What lies beyond 8D BIM?
From its origins in 3D modelling, BIM has made significant progress and continues to advance. New dimensions are emerging, like 9D BIM, which focuses on lean construction. The aim is to eliminate inefficiency and waste by applying lean principles, such as value stream mapping, to construction projects. Another dimension is 10D BIM, which specifically targets industrialized construction. With digital models, 10D BIM has the potential to enhance off-site construction methods and prefabrication.
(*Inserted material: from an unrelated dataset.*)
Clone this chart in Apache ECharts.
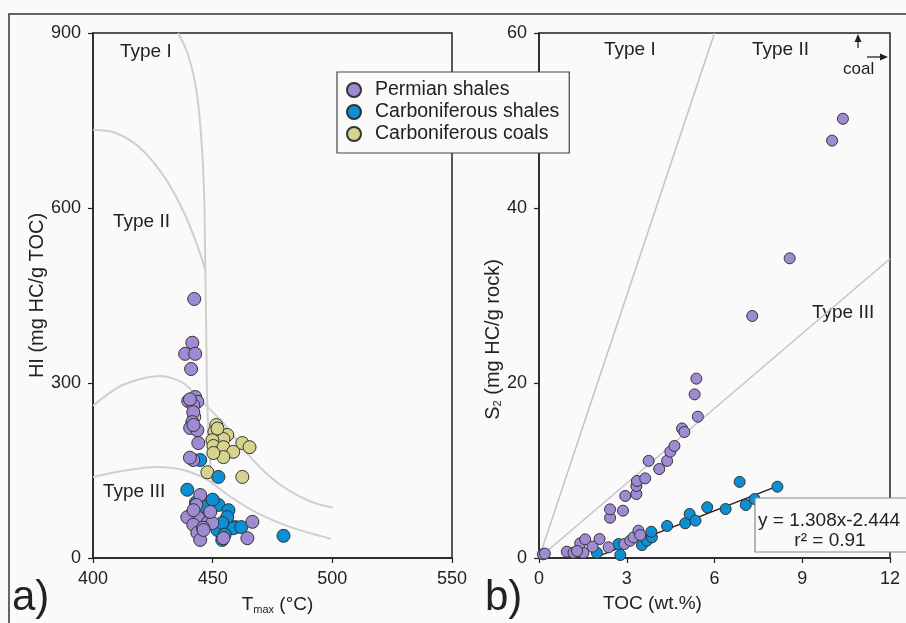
<!DOCTYPE html>
<html><head><meta charset="utf-8">
<script src="https://cdn.jsdelivr.net/npm/echarts@6/dist/echarts.min.js"></script>
<style>html,body{margin:0;padding:0;background:#fafafa}#c{width:906px;height:623px}</style>
</head><body><div id="c"></div>
<script>
// ---- Data ----
const seriesNames = ['Permian shales', 'Carboniferous shales', 'Carboniferous coals'];
const tmaxTicks = [400, 450, 500, 550];
const hiTicks = [0, 300, 600, 900];
const tocTicks = [0, 3, 6, 9, 12];
const s2Ticks = [0, 20, 40, 60];

// Panel a: [Tmax, HI]
const permianTmaxHI = [[442.3,444],[441.5,369],[438.5,350],[442.7,350],[441,324],
  [439.8,269],[442.7,276],[443.6,268],[441.9,262],[440.5,272],[441.9,250],[441.5,233],[440.6,223],
  [443.6,219],[442,228],[444,197],[441.9,168],[440.5,172],
  [444.8,108],[443.2,91],[444,69],[439.4,70],[441.9,57],[443.6,43],[444.8,31],[447.8,60],[449.9,60],
  [449,79],[454.5,34],[464.5,34],[466.6,62],[446,52],[442,82],[446.2,48]];
const carbShaleTmaxHI = [[444.8,168],[452.4,139],[439.4,117],[448.2,93],[452.4,91],[456.6,82],[456.1,70],
  [440.6,72],[447.8,70],[452,48],[459.5,53],[458.6,51],[454,31],[479.6,38],[454,60],[446,88],[450,100],
  [443,95],[455,40],[462,53]];
const carbCoalTmaxHI = [[451.5,228],[450.7,216],[456.1,211],[454.5,204],[449.9,202],[450.3,192],[454.5,190],
  [462.4,197],[465.4,190],[458.6,182],[454.5,173],[450.3,180],[442.3,242],[447.8,147],[462.4,139],[452,222]];

// Panel b: [TOC, S2]
const permianTocS2 = [[0.13,0.42],[0.2,0.5],[0.95,0.72],[1.18,0.6],[1.52,0.6],[1.41,1.68],[1.58,2.13],[1.83,1.3],
  [2.07,2.17],[2.38,1.22],[1.3,0.8],[2.43,4.6],[2.43,5.56],[2.87,5.41],[2.95,7.09],[3.33,7.31],[3.33,8.23],
  [3.35,8.8],[3.63,9.1],[3.75,11.1],[4.11,10.17],[4.38,11.1],[4.49,12.15],[4.63,12.8],[4.89,14.8],[4.97,14.4],
  [5.43,16.15],[5.32,18.7],[5.38,20.5],[7.29,27.66],[8.57,34.25],[10.02,47.7],[10.39,50.2],
  [2.92,1.6],[3.12,1.98],[3.23,2.36],[3.4,3.12],[3.46,2.63]];
const carbShaleTocS2 = [[1.98,0.6],[2.78,0.34],[2.72,1.6],[3.52,1.48],[3.69,1.98],[3.86,2.36],[3.84,3.0],
  [4.38,3.66],[5.0,3.97],[5.15,5.03],[5.35,4.27],[5.75,5.8],[6.86,8.7],[6.38,5.6],[7.07,6.06],[7.37,6.74],[8.15,8.15]];

// Kerogen type boundaries, panel a
const typeIBoundary = [[435.6,900],[439.8,862],[443.2,802],[445.3,717],[446.5,614],[446.9,502],[447.3,391],[447.7,271],[448.6,185],[449.9,125]];
const typeIIBoundary = [[400,734],[409.2,729],[419.7,703],[430.2,651],[438.5,588],[444,531],[446.9,494]];
const upperIIIBoundary = [[400,261],[412.6,297],[428.1,312],[437.7,300],[446.1,266],[454.5,231],[465.8,173],[477.1,129],[489.7,99],[500.1,86]];
const lowerIIIBoundary = [[400,139],[426.8,156],[437.7,151],[447.8,134],[457.4,105],[468.7,77],[482.5,53],[499.3,33]];
// Panel b boundaries
const typeILine = [[0,0],[6,60]];
const typeIIIILine = [[0,0],[12,34.2]];
const regressionLine = [[1.9,1.308*1.9-2.444],[8.0,1.308*8.0-2.444]];

// ---- Chart ----
const FONT = "'Liberation Sans', Arial, sans-serif";
const colors = ['#9f8bd3', '#0b8fd5', '#d6d38f'];
const chart = echarts.init(document.getElementById('c'));

function axisCommon(min, max, interval, gi) {
  return {
    gridIndex: gi, type: 'value', min, max, interval,
    axisLine: {show: true, onZero: false, lineStyle: {color: '#222', width: 1.5}},
    axisTick: {show: true, inside: false, length: 5, lineStyle: {color: '#222', width: 1.2}},
    axisLabel: {color: '#222', fontSize: 18, fontFamily: FONT, margin: 12},
    splitLine: {show: false}
  };
}
function scatter(name, data, xi, color, size) {
  return {type: 'scatter', name, data, xAxisIndex: xi, yAxisIndex: xi, symbolSize: size, z: 5,
    itemStyle: {color, borderColor: '#333', borderWidth: 1, opacity: 1}};
}
function gline(data, xi, width, color, smooth) {
  return {type: 'line', data, xAxisIndex: xi, yAxisIndex: xi, showSymbol: false, symbol: 'none', silent: true,
    smooth, z: 2, lineStyle: {color, width}};
}

const option = {
  backgroundColor: '#fafafa',
  animation: false,
  grid: [
    {left: 93, top: 33, width: 359, height: 525, show: true, borderColor: '#222', borderWidth: 1.5, backgroundColor: 'transparent'},
    {left: 539, top: 33, width: 351, height: 525, show: true, borderColor: '#222', borderWidth: 1.5, backgroundColor: 'transparent'}
  ],
  xAxis: [
    Object.assign(axisCommon(tmaxTicks[0], tmaxTicks[tmaxTicks.length-1], 50, 0), {
      name: '{a|T}{s|max}{a| (°C)}', nameLocation: 'middle', nameGap: 36,
      nameTextStyle: {padding: [0, 0, 0, 10], rich: {a: {fontSize: 19, fontFamily: FONT, color: '#222'}, s: {fontSize: 11, fontFamily: FONT, color: '#222', padding: [10,0,0,0]}}}
    }),
    Object.assign(axisCommon(tocTicks[0], tocTicks[tocTicks.length-1], 3, 1), {
      name: 'TOC (wt.%)', nameLocation: 'middle', nameGap: 36,
      nameTextStyle: {fontSize: 19, fontFamily: FONT, color: '#222', padding: [0, 124, 0, 0]}
    })
  ],
  yAxis: [
    Object.assign(axisCommon(hiTicks[0], hiTicks[hiTicks.length-1], 300, 0), {
      name: 'HI (mg HC/g TOC)', nameLocation: 'middle', nameGap: 24,
      nameTextStyle: {fontSize: 20, fontFamily: FONT, color: '#222', padding: [0, 0, 0, 0]}
    }),
    Object.assign(axisCommon(s2Ticks[0], s2Ticks[s2Ticks.length-1], 20, 1), {
      name: '{a|S}{s|2}{a| (mg HC/g rock)}', nameLocation: 'middle', nameGap: 22,
      nameTextStyle: {padding: [0, 88, 0, 0], rich: {a: {fontSize: 20, fontFamily: FONT, color: '#222'}, s: {fontSize: 11, fontFamily: FONT, color: '#222', padding: [9,0,0,0]}}}
    })
  ],
  legend: {
    data: seriesNames.map(n => ({name: n, icon: 'circle'})),
    orient: 'vertical', left: 337, top: 72, width: 231,
    padding: [8, 10, 9, 9], itemGap: 2, itemWidth: 14, itemHeight: 14,
    backgroundColor: '#fafafa', borderColor: '#444', borderWidth: 1.2,
    textStyle: {fontSize: 19.5, fontFamily: FONT, color: '#222', padding: [0, 0, 0, 9]},
    selectedMode: false, z: 10
  },
  series: [
    gline(typeIBoundary, 0, 2, '#cfcfcf', 0.3),
    gline(typeIIBoundary, 0, 2, '#cfcfcf', 0.3),
    gline(upperIIIBoundary, 0, 2, '#cfcfcf', 0.3),
    gline(lowerIIIBoundary, 0, 2, '#cfcfcf', 0.3),
    gline(typeILine, 1, 1.5, '#c4c4c4', false),
    gline(typeIIIILine, 1, 1.5, '#c4c4c4', false),
    Object.assign(gline(regressionLine, 1, 1.5, '#222', false), {z: 4}),
    scatter(seriesNames[2], carbCoalTmaxHI, 0, colors[2], 13),
    scatter(seriesNames[1], carbShaleTmaxHI, 0, colors[1], 13),
    scatter(seriesNames[0], permianTmaxHI, 0, colors[0], 13),
    scatter(seriesNames[1], carbShaleTocS2, 1, colors[1], 11),
    scatter(seriesNames[0], permianTocS2, 1, colors[0], 11)
  ],
  graphic: [
    {type: 'rect', shape: {x: 9, y: 14, width: 910, height: 620}, style: {fill: 'none', stroke: '#333', lineWidth: 1.5}, z: 1},
    {type: 'text', x: 12, y: 598, style: {text: 'a)', fontSize: 42, fontFamily: FONT, fill: '#222', textVerticalAlign: 'middle'}},
    {type: 'text', x: 485, y: 598, style: {text: 'b)', fontSize: 42, fontFamily: FONT, fill: '#222', textVerticalAlign: 'middle'}},
    {type: 'text', x: 120, y: 52, style: {text: 'Type I', fontSize: 19, fontFamily: FONT, fill: '#222', textVerticalAlign: 'middle'}},
    {type: 'text', x: 113, y: 222, style: {text: 'Type II', fontSize: 19, fontFamily: FONT, fill: '#222', textVerticalAlign: 'middle'}},
    {type: 'text', x: 103, y: 492, style: {text: 'Type III', fontSize: 19, fontFamily: FONT, fill: '#222', textVerticalAlign: 'middle'}},
    {type: 'text', x: 604, y: 50, style: {text: 'Type I', fontSize: 19, fontFamily: FONT, fill: '#222', textVerticalAlign: 'middle'}},
    {type: 'text', x: 752, y: 50, style: {text: 'Type II', fontSize: 19, fontFamily: FONT, fill: '#222', textVerticalAlign: 'middle'}},
    {type: 'text', x: 812, y: 313, style: {text: 'Type III', fontSize: 19, fontFamily: FONT, fill: '#222', textVerticalAlign: 'middle'}},
    {type: 'text', x: 843, y: 69, style: {text: 'coal', fontSize: 17, fontFamily: FONT, fill: '#222', textAlign: 'left', textVerticalAlign: 'middle'}},
    {type: 'line', shape: {x1: 858, y1: 48, x2: 858, y2: 40}, style: {stroke: '#222', lineWidth: 1.3}},
    {type: 'polygon', shape: {points: [[854.5,42],[861.5,42],[858,34]]}, style: {fill: '#222'}},
    {type: 'line', shape: {x1: 867, y1: 57, x2: 882, y2: 57}, style: {stroke: '#222', lineWidth: 1.3}},
    {type: 'polygon', shape: {points: [[880,53.5],[880,60.5],[888,57]]}, style: {fill: '#222'}},
    {type: 'rect', shape: {x: 755, y: 498, width: 170, height: 54}, style: {fill: '#fafafa', stroke: '#888', lineWidth: 1.2}, z: 8},
    {type: 'text', x: 758, y: 521, z: 9, style: {text: 'y = 1.308x-2.444', fontSize: 19, fontFamily: FONT, fill: '#222', textVerticalAlign: 'middle'}},
    {type: 'text', x: 830, y: 541, z: 9, style: {text: 'r² = 0.91', fontSize: 19, fontFamily: FONT, fill: '#222', textAlign: 'center', textVerticalAlign: 'middle'}}
  ]
};
chart.setOption(option);
</script>
</body></html>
Charting BIM’s future: Navigating beyond 8D dimensions
As technology advances and new use cases for Building Information Modelling (BIM) are discovered, the potential to leverage models throughout the entire construction lifecycle is growing rapidly. The integration of virtual reality, drones, and augmented reality is just the beginning of the BIM evolution. These emerging technologies are transforming the way we design, construct, and maintain buildings.
With the increasing demand for sustainable and efficient construction projects, BIM is poised to remain at the forefront of innovation in the industry. By continuously expanding its dimensions and capabilities, BIM can enable construction companies to achieve new levels of precision, collaboration, and cost-effectiveness. Whether optimizing energy performance or ensuring regulatory compliance – by embracing this transformative technology, we can create smarter, more sustainable, and more resilient cities for future generations.